BoE Meeting In The Spotlight; Brazil’s Rating Cut To Junk

S&P cuts Brazil’s credit rating to junk

Only six weeks after lowering Brazil’s investment grade outlook to negative, Standard & Poor’s cut Brazil’s credit rating to BB+ from BBB- as the government keeps readjusting its fiscal target. We anticipated a downgrade of Brazil’s sovereign debt, but the timing surprises us. Moody’s just downgraded Brazil’s rating by one notch to Baa3 from Baa2 on August 11th, while S&P put it on negative outlook on July 28th. However, we believe there is a solid, fundamental rationale behind the aggressive downgrades.

Over the last few weeks the political and economic situation has deteriorated faster than anticipated. Dilma Rousseff’s ruling coalition is falling apart while the congress is undeniably sidestepping the cutting of expenses, instead using watered down measures devised by Joaquim Levy.

In the wake of the downgrade, Brazilian markets will feel the heat on Thursday. The speed of the downgrade to junk will surely make even the most optimistic investor turn cautious. Investors are expected to unload stocks from their portfolio while the Brazilian real will likely depreciate significantly, especially against the US dollar. As a first step, USD/BRL should rapidly reach the 4.00 threshold and we wouldn’t be surprised if we start to see new record highs as a consequence.

On a more positive note, the downgrade may act as an electroshock for Brazilian politicians. Major reform overhauls are needed to set the Brazilian economy on the road to growth; politicians cannot turn a blind eye forever as concrete actions are needed to address the fiscal budget. Finally, now may be the right time to start considering Joaquim Levy’s proposals before it is too late.

BoE meeting

It is likely that the Bank of England will leave its rate unchanged today. We think that policymakers are not only considering domestic conditions, but also global conditions. Markets are currently driven by the next U.S. Fed rate hike, China’s turmoil and lingering low oil prices.

Last BoE meeting has seen one member voting “yes” for a rate hike. We consider that there is no reason for others members, for the time being, to vote favourably. Nonetheless UK domestic conditions seems supporting a rate hike. Only inflation remains at concern, it printed at 0.1% year-on-year in August. On the other side, retail sales stands currently at 4.2% y/y despite a small decline in August. GDP is also on its way higher with a read at 0.7% for Q2.

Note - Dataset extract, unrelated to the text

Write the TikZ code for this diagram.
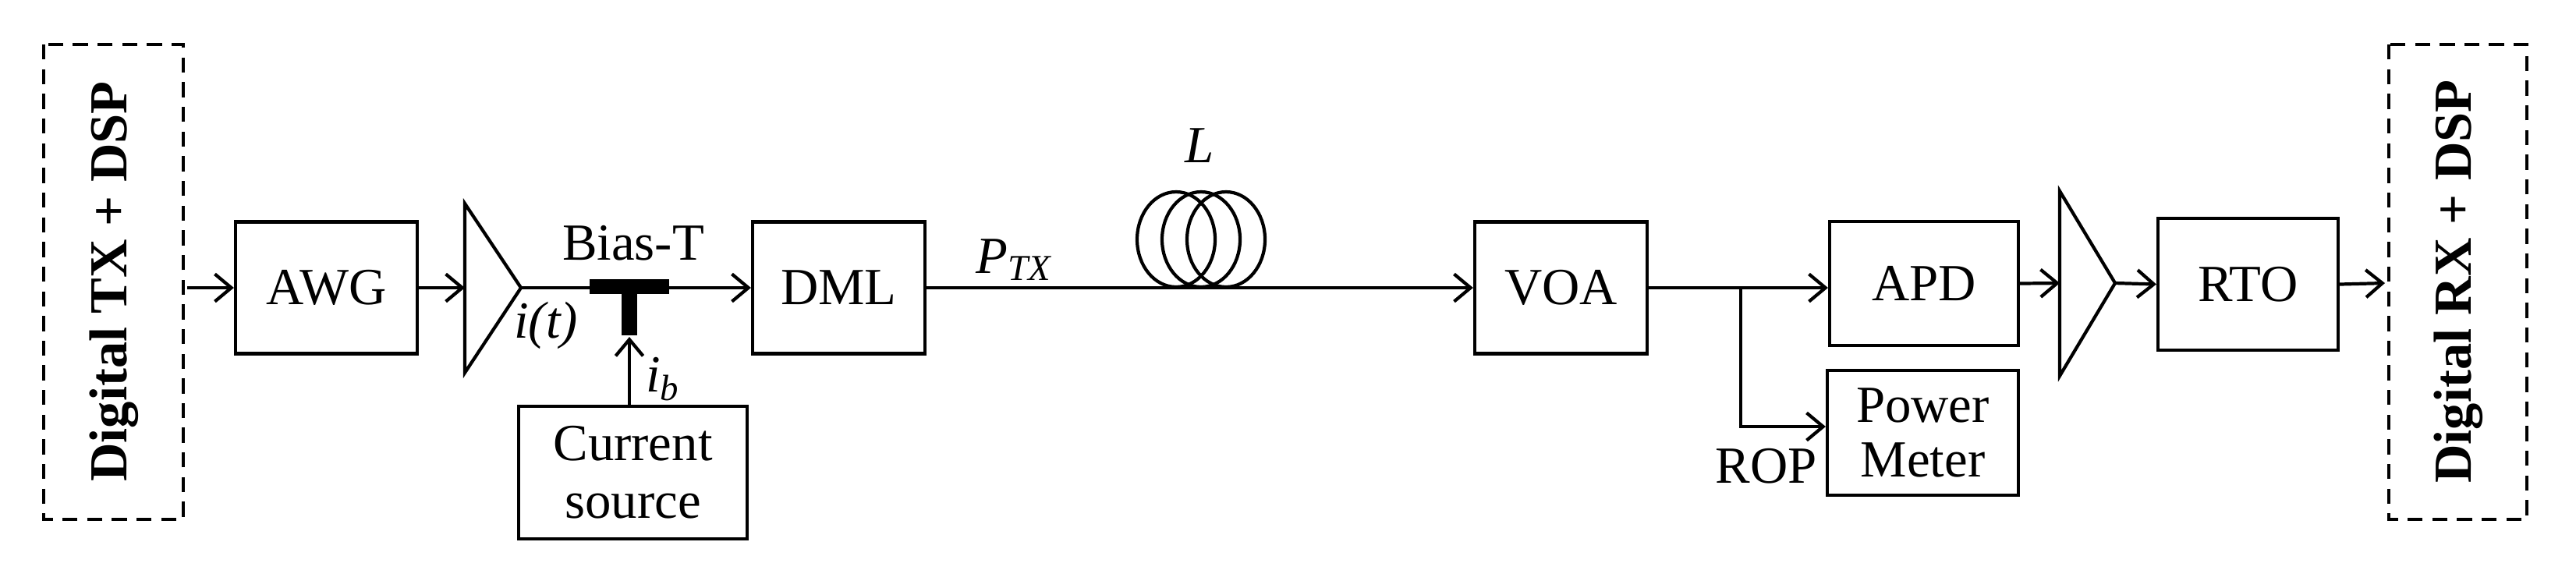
\documentclass[tikz,border=0pt]{standalone}
\usepackage{fontspec}
\setmainfont{Liberation Serif}
\usetikzlibrary{arrows.meta}
\begin{document}
\begin{tikzpicture}[x=0.01cm,y=-0.01cm,line width=1.2pt,
  box/.style={draw,inner sep=0,font=\fontsize{19}{21}\selectfont},
  dbox/.style={draw,dash pattern=on 5.5pt off 3.5pt},
  arr/.style={-{Straight Barb[length=6pt,width=10pt,line width=1.2pt]}},
  lbl/.style={font=\fontsize{19}{21}\selectfont,inner sep=0},
  big/.style={font=\fontsize{19.5}{22}\selectfont\bfseries,rotate=90,inner sep=0}]
\path[use as bounding box] (0,0) rectangle (3303,753);
% dashed boxes
\draw[dbox] (56,57) rectangle (235,666);
\node[big] (tx) at (146,361) {Digital TX + DSP};
\coordinate (txr) at (240,369);
\draw[dbox] (3063,57) rectangle (3240,666);
\node[big] (rx) at (3152,361) {Digital RX + DSP};
\coordinate (rxl) at (3058,363);
% boxes
\node[box,minimum width=233*0.01cm,minimum height=169*0.01cm] (awg) at (418.5,369) {AWG};
\node[box,minimum width=221*0.01cm,minimum height=169*0.01cm] (dml) at (1075.5,369) {DML};
\node[box,minimum width=221*0.01cm,minimum height=169*0.01cm] (voa) at (2001.5,369) {VOA};
\node[box,minimum width=242*0.01cm,minimum height=159*0.01cm] (apd) at (2467,363.5) {APD};
\node[box,minimum width=245*0.01cm,minimum height=160*0.01cm,align=center] (pm) at (2465.5,555) {Power\\[-1pt]Meter};
\node[box,minimum width=231*0.01cm,minimum height=169*0.01cm] (rto) at (2882.5,364.5) {RTO};
\node[box,minimum width=293*0.01cm,minimum height=170*0.01cm,align=center] (cs) at (811.5,606) {Current\\[0pt]source};
% amplifiers
\draw (596,261) -- (668,369) coordinate (a1tip) -- (596,478) -- cycle;
\coordinate (a1in) at (596,369);
\draw (2641,245) -- (2712,363) coordinate (a2tip) -- (2641,482) -- cycle;
\coordinate (a2in) at (2641,363);
% connectors
\draw[arr] (txr) -- (awg.west);
\draw[arr] (awg.east) -- (a1in);
\draw[arr] (a1tip) -- (dml.west);
\fill (756,358) rectangle (858,377);
\fill (797,377) rectangle (817,430);
\coordinate (bt) at (807,432);
\draw[arr] (cs.north -| bt) -- (bt);
\node[lbl] (biast) at (812,312) {Bias-T};
\node[lbl] (it) at (700,417) {\itshape i(t)};
\node[lbl] (ib) at (850,486) {\itshape i\textsubscript{b}};
% fiber
\draw[arr] (dml.east) -- (voa.west);
\foreach \cx in {1508,1540,1572}
  \draw (\cx,307) ellipse [x radius=50, y radius=61];
\node[lbl] (L) at (1538,187) {\itshape L};
\node[lbl] (ptx) at (1300,333) {\itshape P\textsubscript{TX}};
% receiver side
\coordinate (br) at (2232,369);
\draw[arr] (voa.east) -- (apd.west |- br);
\draw[arr] (br) -- (2232,547) -- (pm.west |- 0,547);
\node[lbl,anchor=east] (rop) at (2332,598) {ROP};
\draw[arr] (apd.east) -- (a2in);
\draw[arr] (a2tip) -- (rto.west);
\draw[arr] (rto.east) -- (rxl);
\end{tikzpicture}
\end{document}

What really concerns BoE members is that the global growth and productivity remain low. The WTI is holding below $50 a barrel on fears of China’s slowdown and on the current OPEC oversupply. It is likely that this negative outlook weigh on the decision to increase rates as UK may suffer from a slower global economy. Therefore, we consider that more supporting domestic data are expected by the Bank of England before making any move. We expect the GBP to strengthen against the EUR in the medium term. However, it is likely that BoE minutes show some dovish comments which would provide some positive traction to the single currency.

USD/CAD – Still Trading In Range

USD/CAD Chart

Today’s Key Issues

The Risk Today

EUR/USD is moving higher. Hourly resistance is given at 1.1332 (01/09/2015 high) and stronger resistance lies at 1.1714 (24/08/2015 high). Support can be found at 1.1017 (18/08/2015 low). In the longer term, the symmetrical triangle from 2010-2014 favored further weakness towards parity. As a result, we view the recent sideways moves as a pause in an underlying declining trend. Key supports can be found at 1.0504 (21/03/2003 low) and 1.0000 (psychological support). We have broken the resistance at 1.1534 (03/02/2015 reaction high). We are entering an upside momentum.

GBP/USD has bounced back at the 38.2% Fibonacci retracement support at 1.5409. Hourly resistance is given at 1.5443 (28/08/2015 high). However we think that the 61.8% Fibonacci retracement at 1.5087 is on target. We remain bearish on the pair. In the longer term, the technical structure looks like a recovery bottom whose maximum upside potential is given by the strong resistance at 1.6189 (Fibo 61% entrancement).

USD/JPY is pushing higher. Hourly support is given at 118.61 (04/09/2015 low). Stronger support can be found at 116.18 (24/08/2015 low). Hourly resistance can be found at 121.75 (28/08/2015 high). A long-term bullish bias is favored as long as the strong support at 115.57 (16/12/2014 low) holds. A gradual rise towards the major resistance at 135.15 (01/02/2002 high) is favored. A key support can be found at 118.18 (16/02/2015 low).

USD/CHF is now consolidating. Hourly resistance at 0.9799 (17/08/2015 high) has been broken. Hourly support is given at 0.9513 (27/08/2015 low). On the very short-term term, the pair is setting higher highs. Therefore we remain bullish on the pair. In the long-term, the pair has broken resistance at 0.9448 suggesting the end of the downtrend. This reinstates the bullish trend. Key support can be found 0.8986 (30/01/2015 low).